▼

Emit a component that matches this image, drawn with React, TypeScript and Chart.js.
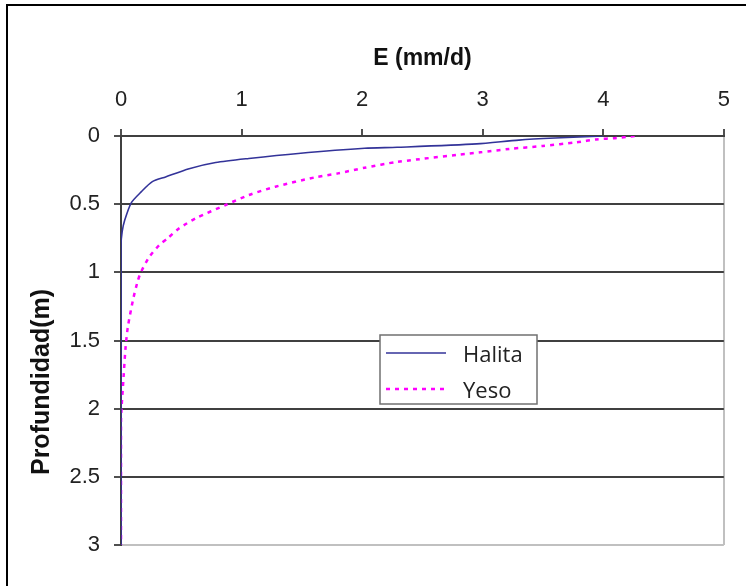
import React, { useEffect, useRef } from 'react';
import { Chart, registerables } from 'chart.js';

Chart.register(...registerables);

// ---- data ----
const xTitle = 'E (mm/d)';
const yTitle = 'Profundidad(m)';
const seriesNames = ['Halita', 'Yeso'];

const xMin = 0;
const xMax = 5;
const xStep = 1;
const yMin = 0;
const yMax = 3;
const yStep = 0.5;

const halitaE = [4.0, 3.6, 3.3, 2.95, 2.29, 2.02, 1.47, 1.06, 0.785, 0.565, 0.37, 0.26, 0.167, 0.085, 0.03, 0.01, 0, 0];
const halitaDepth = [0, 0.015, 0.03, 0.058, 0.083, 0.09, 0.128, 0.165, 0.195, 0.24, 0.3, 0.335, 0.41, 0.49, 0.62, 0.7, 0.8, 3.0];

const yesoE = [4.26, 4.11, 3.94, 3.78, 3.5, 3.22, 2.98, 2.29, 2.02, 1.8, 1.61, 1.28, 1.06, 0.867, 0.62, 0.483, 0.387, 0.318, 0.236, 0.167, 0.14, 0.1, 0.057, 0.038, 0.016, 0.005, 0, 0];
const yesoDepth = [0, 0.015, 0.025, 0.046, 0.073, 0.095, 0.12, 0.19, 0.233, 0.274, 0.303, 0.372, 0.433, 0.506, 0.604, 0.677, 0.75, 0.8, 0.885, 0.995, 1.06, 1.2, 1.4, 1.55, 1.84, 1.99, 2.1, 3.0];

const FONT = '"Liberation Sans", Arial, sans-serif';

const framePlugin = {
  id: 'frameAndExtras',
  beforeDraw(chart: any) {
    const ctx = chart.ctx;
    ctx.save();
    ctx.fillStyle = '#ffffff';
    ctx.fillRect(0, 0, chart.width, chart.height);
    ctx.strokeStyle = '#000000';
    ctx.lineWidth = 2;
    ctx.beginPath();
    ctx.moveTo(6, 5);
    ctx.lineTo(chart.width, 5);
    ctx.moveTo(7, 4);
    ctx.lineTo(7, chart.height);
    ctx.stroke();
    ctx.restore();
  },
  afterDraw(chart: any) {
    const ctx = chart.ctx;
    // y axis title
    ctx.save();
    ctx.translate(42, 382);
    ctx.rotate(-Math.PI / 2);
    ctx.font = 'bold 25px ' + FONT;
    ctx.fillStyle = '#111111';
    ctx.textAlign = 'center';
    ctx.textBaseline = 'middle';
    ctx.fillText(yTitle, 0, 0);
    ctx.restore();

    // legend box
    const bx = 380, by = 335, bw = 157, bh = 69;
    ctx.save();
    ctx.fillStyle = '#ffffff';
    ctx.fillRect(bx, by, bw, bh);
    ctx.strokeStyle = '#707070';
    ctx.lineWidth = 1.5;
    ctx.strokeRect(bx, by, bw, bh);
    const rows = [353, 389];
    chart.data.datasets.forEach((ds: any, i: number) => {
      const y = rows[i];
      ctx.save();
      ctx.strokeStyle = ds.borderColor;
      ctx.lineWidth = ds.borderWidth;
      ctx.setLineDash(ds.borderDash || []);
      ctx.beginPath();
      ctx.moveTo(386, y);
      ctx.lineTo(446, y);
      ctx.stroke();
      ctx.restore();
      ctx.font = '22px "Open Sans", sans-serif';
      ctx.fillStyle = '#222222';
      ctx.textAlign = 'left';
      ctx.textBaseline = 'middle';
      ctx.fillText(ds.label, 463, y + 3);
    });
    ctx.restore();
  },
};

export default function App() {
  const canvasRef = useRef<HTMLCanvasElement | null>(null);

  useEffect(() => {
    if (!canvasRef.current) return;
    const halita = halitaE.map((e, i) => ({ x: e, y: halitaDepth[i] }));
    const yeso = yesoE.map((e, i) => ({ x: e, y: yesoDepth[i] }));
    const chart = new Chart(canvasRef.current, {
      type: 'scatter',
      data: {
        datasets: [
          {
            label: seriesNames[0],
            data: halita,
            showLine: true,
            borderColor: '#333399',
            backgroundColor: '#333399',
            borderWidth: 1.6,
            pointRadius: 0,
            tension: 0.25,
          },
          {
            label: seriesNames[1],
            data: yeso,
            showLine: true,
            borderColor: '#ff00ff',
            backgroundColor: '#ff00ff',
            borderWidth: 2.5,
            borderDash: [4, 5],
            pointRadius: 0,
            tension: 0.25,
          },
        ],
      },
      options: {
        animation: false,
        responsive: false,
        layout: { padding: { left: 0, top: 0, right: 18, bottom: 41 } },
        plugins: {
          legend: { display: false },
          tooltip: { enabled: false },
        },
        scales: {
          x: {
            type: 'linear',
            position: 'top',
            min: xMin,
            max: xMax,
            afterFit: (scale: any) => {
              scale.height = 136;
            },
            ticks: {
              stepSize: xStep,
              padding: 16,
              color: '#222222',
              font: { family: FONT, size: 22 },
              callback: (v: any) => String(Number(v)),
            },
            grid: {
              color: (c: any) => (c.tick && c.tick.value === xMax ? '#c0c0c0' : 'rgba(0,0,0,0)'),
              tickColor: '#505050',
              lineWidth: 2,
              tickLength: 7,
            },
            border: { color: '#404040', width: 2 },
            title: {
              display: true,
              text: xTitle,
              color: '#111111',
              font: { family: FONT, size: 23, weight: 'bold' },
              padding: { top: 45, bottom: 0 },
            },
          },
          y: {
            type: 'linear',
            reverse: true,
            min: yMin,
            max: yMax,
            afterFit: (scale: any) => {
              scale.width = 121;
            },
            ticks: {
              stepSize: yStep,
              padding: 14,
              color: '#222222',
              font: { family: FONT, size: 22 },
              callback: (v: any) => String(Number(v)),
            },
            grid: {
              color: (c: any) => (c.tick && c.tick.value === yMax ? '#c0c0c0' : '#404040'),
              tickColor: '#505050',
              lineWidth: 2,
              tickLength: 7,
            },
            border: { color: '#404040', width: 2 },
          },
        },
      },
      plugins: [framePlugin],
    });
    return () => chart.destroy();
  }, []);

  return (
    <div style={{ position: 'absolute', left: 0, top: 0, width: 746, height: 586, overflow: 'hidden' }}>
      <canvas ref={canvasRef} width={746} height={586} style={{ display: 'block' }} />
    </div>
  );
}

▲

## PROBLEM
Where a line of the data holds "React", show that line.

## EXERCISE RESULT
Emit a component that matches this image, drawn with React, TypeScript and Chart.js.
import React, { useEffect, useRef } from 'react';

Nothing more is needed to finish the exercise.